» DO THIS
Go from the first line to the line with "trend_y = [trend_slope * v for v in trend_x]" and return those lines verbatim, ends included.

» PROVIDED DATA
────────────────────────────────────────

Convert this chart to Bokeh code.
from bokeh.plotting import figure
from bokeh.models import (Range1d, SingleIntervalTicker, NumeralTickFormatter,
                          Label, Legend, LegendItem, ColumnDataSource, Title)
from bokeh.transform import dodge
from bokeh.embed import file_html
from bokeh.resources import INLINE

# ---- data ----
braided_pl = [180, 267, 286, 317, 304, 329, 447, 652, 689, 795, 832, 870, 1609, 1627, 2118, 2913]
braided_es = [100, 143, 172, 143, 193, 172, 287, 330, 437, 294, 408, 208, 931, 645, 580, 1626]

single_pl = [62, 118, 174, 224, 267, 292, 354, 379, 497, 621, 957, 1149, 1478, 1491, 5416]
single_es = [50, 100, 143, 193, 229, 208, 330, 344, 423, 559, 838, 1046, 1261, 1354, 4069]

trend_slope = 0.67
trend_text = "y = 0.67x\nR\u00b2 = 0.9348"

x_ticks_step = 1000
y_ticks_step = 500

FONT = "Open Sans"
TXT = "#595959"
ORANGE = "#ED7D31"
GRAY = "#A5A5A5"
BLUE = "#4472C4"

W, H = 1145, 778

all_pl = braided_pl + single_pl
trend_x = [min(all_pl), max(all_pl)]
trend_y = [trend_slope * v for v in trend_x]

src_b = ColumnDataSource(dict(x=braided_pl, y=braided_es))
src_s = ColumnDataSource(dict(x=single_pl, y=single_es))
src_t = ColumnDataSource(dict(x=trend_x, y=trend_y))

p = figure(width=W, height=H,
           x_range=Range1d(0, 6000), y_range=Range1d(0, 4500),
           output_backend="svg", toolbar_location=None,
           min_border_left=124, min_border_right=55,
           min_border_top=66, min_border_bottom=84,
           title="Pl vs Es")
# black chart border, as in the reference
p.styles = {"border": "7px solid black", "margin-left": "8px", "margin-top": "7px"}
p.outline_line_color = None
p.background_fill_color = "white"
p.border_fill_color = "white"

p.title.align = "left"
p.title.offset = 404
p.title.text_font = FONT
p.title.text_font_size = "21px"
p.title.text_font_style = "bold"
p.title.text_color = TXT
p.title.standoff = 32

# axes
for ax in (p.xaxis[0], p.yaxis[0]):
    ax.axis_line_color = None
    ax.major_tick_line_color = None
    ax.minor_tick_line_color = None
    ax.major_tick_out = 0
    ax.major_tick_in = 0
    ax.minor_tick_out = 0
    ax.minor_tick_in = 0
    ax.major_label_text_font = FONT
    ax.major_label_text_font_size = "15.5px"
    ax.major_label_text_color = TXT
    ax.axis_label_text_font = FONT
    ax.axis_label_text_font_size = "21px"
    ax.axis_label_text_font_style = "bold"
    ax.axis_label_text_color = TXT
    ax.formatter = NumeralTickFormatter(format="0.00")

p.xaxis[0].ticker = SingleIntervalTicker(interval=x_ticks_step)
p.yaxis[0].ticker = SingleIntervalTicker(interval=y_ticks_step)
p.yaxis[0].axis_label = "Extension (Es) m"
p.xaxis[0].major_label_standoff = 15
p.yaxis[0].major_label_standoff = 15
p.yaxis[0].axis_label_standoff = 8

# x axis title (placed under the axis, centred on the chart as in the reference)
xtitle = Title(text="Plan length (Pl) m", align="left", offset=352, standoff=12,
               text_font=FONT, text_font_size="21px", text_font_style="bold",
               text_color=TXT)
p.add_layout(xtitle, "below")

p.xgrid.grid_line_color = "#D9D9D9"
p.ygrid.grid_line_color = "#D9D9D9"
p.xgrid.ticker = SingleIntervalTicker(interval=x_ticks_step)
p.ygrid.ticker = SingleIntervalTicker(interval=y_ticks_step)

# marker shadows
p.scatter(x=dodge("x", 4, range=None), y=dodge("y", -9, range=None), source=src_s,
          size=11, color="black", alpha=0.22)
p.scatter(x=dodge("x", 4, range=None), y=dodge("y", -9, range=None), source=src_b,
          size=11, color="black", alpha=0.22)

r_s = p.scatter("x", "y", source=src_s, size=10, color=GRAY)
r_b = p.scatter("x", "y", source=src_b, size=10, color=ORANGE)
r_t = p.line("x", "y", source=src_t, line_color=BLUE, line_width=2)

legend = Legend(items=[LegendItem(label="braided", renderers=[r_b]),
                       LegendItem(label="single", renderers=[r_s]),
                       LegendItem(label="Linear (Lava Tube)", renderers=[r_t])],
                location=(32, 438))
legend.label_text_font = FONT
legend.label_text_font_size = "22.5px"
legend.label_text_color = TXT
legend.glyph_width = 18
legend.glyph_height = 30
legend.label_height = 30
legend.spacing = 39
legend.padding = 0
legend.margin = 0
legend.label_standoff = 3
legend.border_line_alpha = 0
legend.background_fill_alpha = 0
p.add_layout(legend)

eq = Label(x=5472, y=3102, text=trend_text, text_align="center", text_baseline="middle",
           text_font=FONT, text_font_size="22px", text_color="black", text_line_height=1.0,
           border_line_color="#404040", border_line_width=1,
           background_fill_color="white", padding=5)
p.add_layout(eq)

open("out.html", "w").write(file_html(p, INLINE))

────────────────────────────────────────

» FINISHED ANSWER
Convert this chart to Bokeh code.
from bokeh.plotting import figure
from bokeh.models import (Range1d, SingleIntervalTicker, NumeralTickFormatter,
                          Label, Legend, LegendItem, ColumnDataSource, Title)
from bokeh.transform import dodge
from bokeh.embed import file_html
from bokeh.resources import INLINE

# ---- data ----
braided_pl = [180, 267, 286, 317, 304, 329, 447, 652, 689, 795, 832, 870, 1609, 1627, 2118, 2913]
braided_es = [100, 143, 172, 143, 193, 172, 287, 330, 437, 294, 408, 208, 931, 645, 580, 1626]

single_pl = [62, 118, 174, 224, 267, 292, 354, 379, 497, 621, 957, 1149, 1478, 1491, 5416]
single_es = [50, 100, 143, 193, 229, 208, 330, 344, 423, 559, 838, 1046, 1261, 1354, 4069]

trend_slope = 0.67
trend_text = "y = 0.67x\nR\u00b2 = 0.9348"

x_ticks_step = 1000
y_ticks_step = 500

FONT = "Open Sans"
TXT = "#595959"
ORANGE = "#ED7D31"
GRAY = "#A5A5A5"
BLUE = "#4472C4"

W, H = 1145, 778

all_pl = braided_pl + single_pl
trend_x = [min(all_pl), max(all_pl)]
trend_y = [trend_slope * v for v in trend_x]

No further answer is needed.